• _Short task_:
Copy nothing but the part that opens with the line containing "Write a Python" and closes with the line containing "d = np.array(decedati)". Do not include pictures.

• _Data lines_:
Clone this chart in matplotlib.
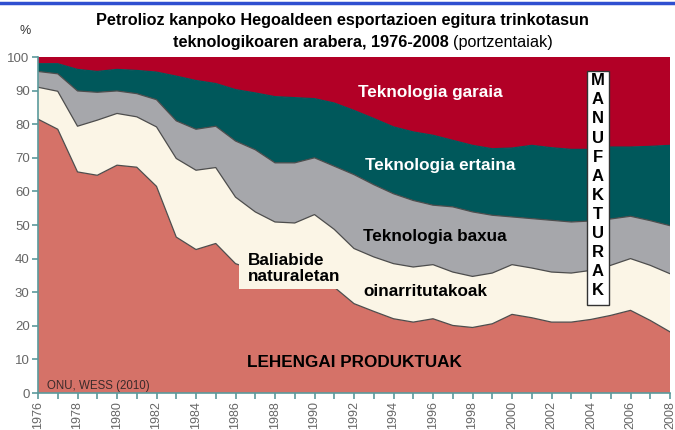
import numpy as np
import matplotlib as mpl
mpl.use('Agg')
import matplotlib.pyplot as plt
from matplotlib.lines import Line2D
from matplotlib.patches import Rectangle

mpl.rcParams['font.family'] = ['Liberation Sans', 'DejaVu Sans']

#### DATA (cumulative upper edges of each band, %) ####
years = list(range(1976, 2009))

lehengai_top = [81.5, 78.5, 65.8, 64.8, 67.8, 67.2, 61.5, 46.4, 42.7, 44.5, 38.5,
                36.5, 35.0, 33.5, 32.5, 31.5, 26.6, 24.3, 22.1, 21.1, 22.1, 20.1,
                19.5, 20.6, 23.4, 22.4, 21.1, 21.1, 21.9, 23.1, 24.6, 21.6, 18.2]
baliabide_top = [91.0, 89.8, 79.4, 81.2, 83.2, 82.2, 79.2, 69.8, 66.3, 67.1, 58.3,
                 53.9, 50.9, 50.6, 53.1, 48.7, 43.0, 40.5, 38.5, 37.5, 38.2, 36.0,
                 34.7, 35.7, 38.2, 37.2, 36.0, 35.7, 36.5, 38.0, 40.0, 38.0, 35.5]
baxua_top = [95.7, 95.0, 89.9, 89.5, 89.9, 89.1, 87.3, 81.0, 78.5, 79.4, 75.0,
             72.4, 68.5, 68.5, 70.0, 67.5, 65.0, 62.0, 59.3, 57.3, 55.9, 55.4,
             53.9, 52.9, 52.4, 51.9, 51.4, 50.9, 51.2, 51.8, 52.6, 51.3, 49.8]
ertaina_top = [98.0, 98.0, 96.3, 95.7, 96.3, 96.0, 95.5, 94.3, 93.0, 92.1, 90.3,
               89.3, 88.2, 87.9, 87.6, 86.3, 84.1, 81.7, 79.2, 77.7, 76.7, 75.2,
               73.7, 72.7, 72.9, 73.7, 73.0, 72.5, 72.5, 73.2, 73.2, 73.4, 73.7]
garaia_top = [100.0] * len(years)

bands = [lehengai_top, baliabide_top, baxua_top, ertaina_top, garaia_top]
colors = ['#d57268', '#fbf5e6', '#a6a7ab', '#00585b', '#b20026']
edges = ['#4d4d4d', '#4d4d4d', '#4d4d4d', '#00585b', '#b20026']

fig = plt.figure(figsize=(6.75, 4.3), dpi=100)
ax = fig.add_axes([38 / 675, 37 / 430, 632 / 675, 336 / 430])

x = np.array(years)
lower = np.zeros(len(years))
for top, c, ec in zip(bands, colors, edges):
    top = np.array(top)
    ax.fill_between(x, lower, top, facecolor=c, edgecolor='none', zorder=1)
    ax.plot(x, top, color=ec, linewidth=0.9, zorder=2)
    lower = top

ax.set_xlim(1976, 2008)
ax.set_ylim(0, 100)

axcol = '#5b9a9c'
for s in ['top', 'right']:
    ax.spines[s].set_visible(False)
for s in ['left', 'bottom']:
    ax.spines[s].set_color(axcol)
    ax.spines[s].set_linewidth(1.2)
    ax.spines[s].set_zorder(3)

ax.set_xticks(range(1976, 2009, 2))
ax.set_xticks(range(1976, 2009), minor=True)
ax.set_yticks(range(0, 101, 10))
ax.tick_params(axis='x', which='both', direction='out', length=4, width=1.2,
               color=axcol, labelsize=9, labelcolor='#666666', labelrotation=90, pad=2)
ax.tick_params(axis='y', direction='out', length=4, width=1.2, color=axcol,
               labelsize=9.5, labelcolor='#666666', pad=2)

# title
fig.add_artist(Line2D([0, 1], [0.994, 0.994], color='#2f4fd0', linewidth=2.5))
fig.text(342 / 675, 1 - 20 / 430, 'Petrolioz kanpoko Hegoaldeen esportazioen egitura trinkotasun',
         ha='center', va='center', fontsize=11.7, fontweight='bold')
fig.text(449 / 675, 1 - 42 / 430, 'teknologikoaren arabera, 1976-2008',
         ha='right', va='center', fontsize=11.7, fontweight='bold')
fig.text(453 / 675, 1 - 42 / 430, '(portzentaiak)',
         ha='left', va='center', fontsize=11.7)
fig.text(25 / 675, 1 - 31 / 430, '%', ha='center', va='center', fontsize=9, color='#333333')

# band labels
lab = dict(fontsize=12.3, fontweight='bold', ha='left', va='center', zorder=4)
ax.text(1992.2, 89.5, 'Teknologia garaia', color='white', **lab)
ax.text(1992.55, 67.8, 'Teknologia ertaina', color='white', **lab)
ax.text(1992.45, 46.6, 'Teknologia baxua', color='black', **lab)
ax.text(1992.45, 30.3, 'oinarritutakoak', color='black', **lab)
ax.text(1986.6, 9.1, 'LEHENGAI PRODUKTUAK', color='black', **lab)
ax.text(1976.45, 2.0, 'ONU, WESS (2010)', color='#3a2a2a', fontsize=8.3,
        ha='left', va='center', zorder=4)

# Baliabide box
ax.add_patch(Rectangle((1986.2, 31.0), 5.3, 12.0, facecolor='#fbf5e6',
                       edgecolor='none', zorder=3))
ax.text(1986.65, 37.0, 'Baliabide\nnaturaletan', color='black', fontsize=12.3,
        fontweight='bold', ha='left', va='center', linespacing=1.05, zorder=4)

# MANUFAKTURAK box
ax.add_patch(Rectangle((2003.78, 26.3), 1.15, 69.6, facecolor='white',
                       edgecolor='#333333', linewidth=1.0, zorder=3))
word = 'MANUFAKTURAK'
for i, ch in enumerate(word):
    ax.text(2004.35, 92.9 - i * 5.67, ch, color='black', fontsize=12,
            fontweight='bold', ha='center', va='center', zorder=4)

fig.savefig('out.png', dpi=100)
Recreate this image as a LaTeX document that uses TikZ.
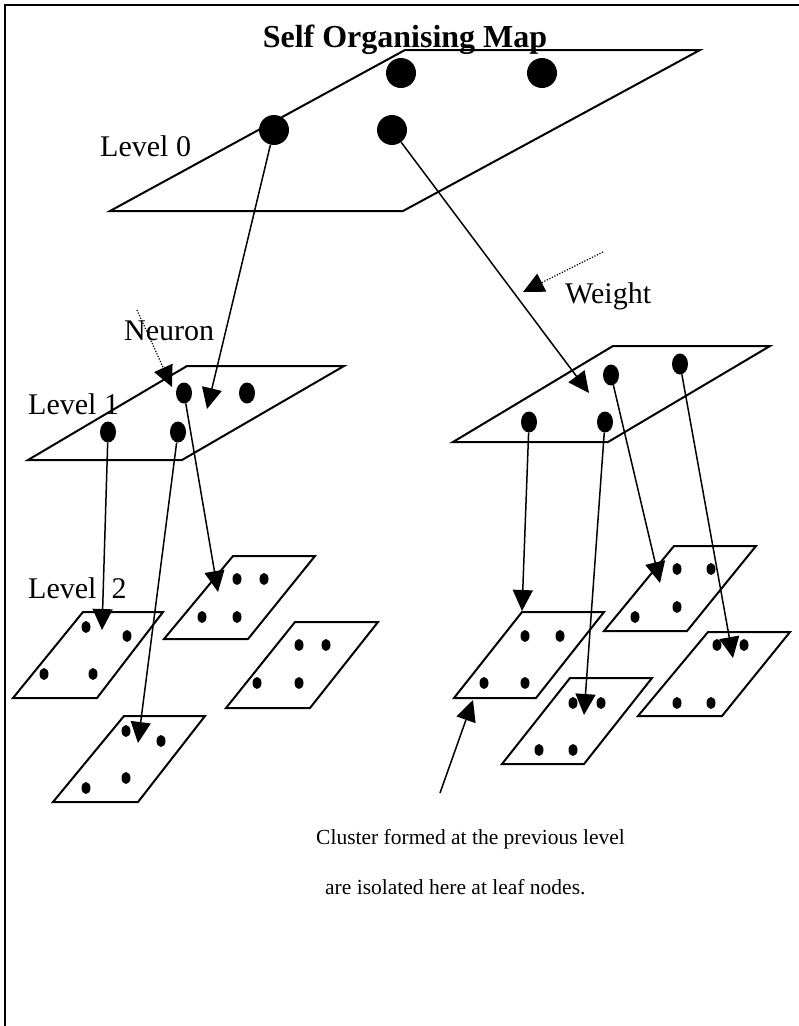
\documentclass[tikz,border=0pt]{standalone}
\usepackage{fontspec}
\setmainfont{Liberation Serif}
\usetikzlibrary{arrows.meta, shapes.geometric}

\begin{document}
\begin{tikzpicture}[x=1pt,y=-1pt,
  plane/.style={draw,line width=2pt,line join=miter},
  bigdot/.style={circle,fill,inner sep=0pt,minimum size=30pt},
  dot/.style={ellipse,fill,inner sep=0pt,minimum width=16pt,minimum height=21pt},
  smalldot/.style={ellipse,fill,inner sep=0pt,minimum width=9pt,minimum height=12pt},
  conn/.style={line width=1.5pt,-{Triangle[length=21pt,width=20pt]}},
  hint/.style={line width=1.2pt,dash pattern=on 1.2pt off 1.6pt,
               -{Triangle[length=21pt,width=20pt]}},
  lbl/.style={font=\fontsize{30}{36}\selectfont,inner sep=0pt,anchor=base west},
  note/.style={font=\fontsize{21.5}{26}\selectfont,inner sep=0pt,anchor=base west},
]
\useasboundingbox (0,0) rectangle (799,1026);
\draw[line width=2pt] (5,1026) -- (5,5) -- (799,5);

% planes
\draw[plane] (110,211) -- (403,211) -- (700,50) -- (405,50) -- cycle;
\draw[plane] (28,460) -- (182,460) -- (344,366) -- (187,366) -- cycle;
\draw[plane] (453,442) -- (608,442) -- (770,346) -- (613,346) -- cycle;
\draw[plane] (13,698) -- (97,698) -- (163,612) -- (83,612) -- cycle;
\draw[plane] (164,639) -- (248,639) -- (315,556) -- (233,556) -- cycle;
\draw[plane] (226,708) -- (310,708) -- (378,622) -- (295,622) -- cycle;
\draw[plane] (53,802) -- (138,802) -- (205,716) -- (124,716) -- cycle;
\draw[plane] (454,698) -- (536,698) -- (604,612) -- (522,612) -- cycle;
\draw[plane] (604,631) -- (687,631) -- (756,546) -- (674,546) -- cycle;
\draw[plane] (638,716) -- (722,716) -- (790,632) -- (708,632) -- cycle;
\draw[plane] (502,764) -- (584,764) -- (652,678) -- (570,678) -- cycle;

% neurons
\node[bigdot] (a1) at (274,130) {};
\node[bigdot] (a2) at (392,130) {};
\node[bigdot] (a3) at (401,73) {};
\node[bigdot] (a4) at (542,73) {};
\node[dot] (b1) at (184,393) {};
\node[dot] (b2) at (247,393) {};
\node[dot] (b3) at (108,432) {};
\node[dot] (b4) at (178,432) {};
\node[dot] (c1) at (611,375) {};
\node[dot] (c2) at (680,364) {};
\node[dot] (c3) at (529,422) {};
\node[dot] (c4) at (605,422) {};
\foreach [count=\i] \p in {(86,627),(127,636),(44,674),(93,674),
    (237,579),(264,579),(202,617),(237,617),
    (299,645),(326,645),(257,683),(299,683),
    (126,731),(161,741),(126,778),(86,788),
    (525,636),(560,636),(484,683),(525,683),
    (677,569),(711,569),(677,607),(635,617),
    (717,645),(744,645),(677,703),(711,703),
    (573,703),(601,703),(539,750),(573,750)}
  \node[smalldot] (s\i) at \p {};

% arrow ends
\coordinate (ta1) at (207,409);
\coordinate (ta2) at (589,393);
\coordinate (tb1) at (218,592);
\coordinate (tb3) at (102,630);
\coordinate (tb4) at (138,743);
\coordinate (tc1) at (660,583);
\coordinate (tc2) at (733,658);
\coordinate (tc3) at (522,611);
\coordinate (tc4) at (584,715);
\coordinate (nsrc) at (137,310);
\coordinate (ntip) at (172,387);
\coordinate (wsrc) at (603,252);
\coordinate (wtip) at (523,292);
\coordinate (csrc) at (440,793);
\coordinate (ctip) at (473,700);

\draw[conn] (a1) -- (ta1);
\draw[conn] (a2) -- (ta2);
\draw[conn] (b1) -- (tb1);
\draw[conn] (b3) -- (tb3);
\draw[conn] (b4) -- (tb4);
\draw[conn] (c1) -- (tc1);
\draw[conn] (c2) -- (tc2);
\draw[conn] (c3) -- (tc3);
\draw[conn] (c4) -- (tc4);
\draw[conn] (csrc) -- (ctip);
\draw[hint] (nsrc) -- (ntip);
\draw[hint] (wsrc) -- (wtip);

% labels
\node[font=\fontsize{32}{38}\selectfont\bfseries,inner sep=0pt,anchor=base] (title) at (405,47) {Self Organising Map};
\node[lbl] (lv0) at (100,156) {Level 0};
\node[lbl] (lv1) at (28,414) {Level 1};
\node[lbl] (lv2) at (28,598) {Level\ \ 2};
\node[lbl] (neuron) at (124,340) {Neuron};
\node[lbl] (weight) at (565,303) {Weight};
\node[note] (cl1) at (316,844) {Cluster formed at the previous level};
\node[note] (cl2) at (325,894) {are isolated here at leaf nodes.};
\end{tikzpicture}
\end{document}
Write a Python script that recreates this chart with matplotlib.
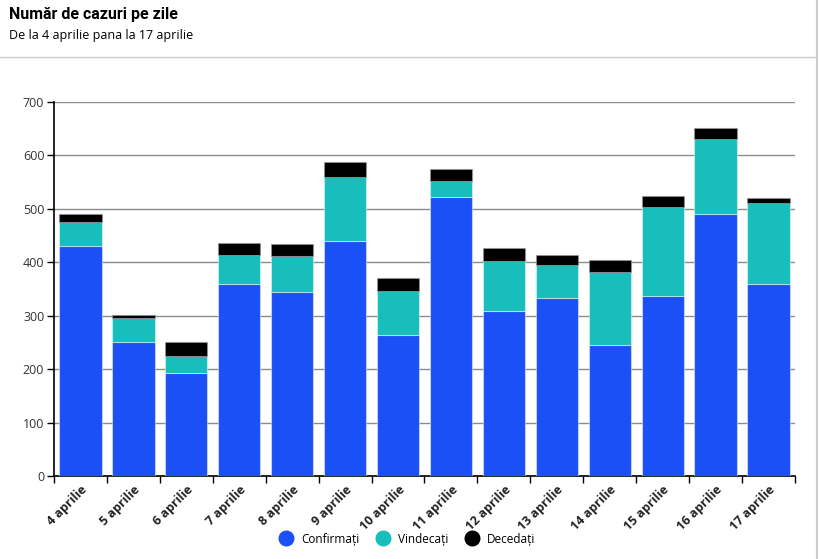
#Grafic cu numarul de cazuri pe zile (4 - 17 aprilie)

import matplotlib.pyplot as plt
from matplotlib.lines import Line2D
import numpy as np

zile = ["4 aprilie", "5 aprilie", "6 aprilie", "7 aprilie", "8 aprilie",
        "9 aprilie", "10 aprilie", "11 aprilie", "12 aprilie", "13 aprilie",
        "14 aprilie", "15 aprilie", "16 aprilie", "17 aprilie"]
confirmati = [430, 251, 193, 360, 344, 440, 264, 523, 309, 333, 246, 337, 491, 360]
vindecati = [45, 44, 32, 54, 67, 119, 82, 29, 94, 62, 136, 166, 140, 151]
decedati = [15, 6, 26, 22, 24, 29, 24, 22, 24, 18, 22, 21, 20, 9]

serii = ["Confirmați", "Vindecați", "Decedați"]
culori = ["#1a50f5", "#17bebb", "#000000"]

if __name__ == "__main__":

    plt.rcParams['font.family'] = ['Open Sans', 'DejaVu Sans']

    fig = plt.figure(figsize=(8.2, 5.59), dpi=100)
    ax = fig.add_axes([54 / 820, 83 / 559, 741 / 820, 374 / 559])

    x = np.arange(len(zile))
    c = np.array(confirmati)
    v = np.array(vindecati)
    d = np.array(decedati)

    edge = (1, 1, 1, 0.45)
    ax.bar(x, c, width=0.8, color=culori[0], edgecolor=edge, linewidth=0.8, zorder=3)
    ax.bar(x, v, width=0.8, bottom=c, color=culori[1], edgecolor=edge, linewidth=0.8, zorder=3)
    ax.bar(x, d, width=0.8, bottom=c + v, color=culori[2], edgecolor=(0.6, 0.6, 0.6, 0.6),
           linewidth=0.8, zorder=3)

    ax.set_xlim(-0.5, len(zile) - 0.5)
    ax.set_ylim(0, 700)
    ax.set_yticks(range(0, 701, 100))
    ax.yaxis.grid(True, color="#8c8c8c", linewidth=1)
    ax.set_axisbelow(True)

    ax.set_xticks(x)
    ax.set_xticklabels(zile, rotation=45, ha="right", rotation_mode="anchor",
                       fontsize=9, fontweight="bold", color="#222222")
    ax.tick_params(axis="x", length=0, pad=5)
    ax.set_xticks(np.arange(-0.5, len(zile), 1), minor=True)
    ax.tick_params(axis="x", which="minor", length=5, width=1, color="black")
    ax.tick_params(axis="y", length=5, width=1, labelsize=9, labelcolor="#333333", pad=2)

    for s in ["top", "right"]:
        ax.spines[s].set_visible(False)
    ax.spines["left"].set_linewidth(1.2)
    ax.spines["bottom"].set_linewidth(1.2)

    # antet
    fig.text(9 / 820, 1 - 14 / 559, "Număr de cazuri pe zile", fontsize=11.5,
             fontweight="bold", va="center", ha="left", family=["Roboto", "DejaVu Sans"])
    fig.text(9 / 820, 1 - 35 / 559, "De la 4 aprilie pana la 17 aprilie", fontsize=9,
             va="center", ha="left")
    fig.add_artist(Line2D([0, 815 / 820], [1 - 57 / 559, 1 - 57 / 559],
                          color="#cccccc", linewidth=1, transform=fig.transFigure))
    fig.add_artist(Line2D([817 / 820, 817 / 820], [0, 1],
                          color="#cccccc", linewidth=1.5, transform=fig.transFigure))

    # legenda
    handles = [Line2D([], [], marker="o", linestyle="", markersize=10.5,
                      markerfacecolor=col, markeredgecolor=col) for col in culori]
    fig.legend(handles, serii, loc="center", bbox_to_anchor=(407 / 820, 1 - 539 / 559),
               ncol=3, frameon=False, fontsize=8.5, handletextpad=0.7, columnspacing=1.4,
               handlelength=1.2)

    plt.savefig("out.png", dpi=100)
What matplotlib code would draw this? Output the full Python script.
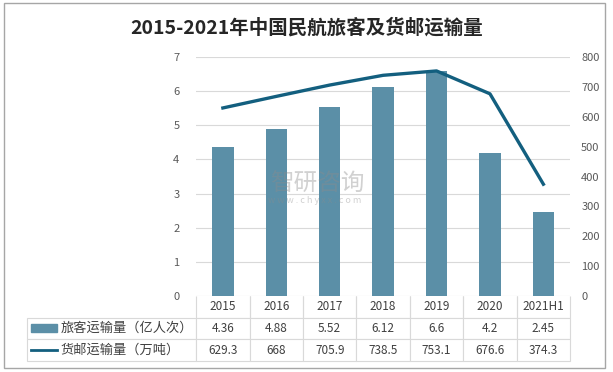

• _Full response_:
Write a Python script that recreates this chart with matplotlib.
#Grafic cu numarul de cazuri pe zile (4 - 17 aprilie)

import matplotlib.pyplot as plt
from matplotlib.lines import Line2D
import numpy as np

zile = ["4 aprilie", "5 aprilie", "6 aprilie", "7 aprilie", "8 aprilie",
        "9 aprilie", "10 aprilie", "11 aprilie", "12 aprilie", "13 aprilie",
        "14 aprilie", "15 aprilie", "16 aprilie", "17 aprilie"]
confirmati = [430, 251, 193, 360, 344, 440, 264, 523, 309, 333, 246, 337, 491, 360]
vindecati = [45, 44, 32, 54, 67, 119, 82, 29, 94, 62, 136, 166, 140, 151]
decedati = [15, 6, 26, 22, 24, 29, 24, 22, 24, 18, 22, 21, 20, 9]

serii = ["Confirmați", "Vindecați", "Decedați"]
culori = ["#1a50f5", "#17bebb", "#000000"]

if __name__ == "__main__":

    plt.rcParams['font.family'] = ['Open Sans', 'DejaVu Sans']

    fig = plt.figure(figsize=(8.2, 5.59), dpi=100)
    ax = fig.add_axes([54 / 820, 83 / 559, 741 / 820, 374 / 559])

    x = np.arange(len(zile))
    c = np.array(confirmati)
    v = np.array(vindecati)
    d = np.array(decedati)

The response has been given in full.